The small disc of silver dangling from a French hook was hard to part with, Winona Redhorse admitted, but it was the right thing to do.
The earring belonged to her daughter, Nicole Redhorse, who died in 2007 as the result of a horrific and prolonged sexual assault in Durango.
The jewelry now rests with hundreds of other earrings, each representing a Native woman who was the victim of violence or who is missing. This “Sing Our Rivers Red” traveling exhibit casts a light on Native women victims.
“It was something that belonged to her. We thought it would be better to give it to this exhibit and she would have liked that better too,” Winona Redhorse said Wednesday, after a Montrose luncheon honoring her family and other crime victims and their survivors.
A partial Sing Our Rivers Red exhibit rested quietly in the background. The exhibit aims to bring awareness to the epidemic of missing and murdered Native women and colonial gender-based violence in the United States and Canada.

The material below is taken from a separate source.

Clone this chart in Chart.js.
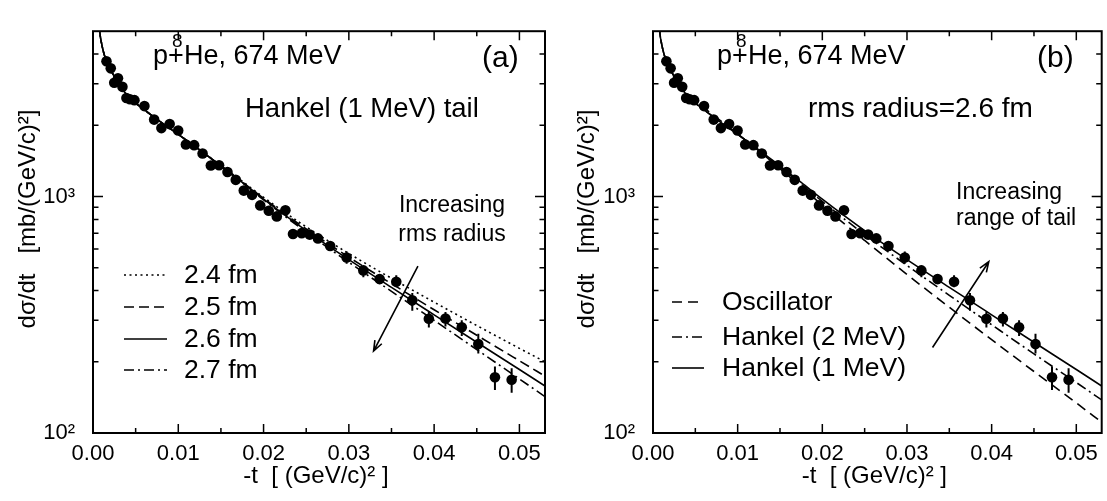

“The events recognize that each of us has a voice to not only speak out about the injustices against our sisters, but also use the strength of those voices to sing for our healing,” the Sing Our Rivers Red mission statement reads.
After Nicole’s death, her mother wore her earrings, lost one and found it, only to lose it again.
A family member knew the founder of Sing Our Rivers Red.
“She said it would be a nice way to honor Nicole,” Winona Redhorse said. “In a way, she’s contributing to awareness of indigenous women. In a way, we get to visit her earring again.”
The exhibit also resonates with Janet Drake, an assistant Colorado attorney general who helped 7th Judicial District Attorney Dan Hotsenpiller of Montrose retry the case of one of the men involved in Nicole’s death.
Drake had just heard a guilty verdict come down and was leaving Durango. But first, she stopped by a gallery to buy a picture that had caught her eye. That’s when she saw Sing Our Rivers Red on display.
“I’m a much stronger and better person for the experience,” Drake said of her involvement in the case as she thanked Winona and Winona’s husband, Ken Redhorse.
Ken Redhorse said he was touched by the number of earrings on display, even in a partial exhibit.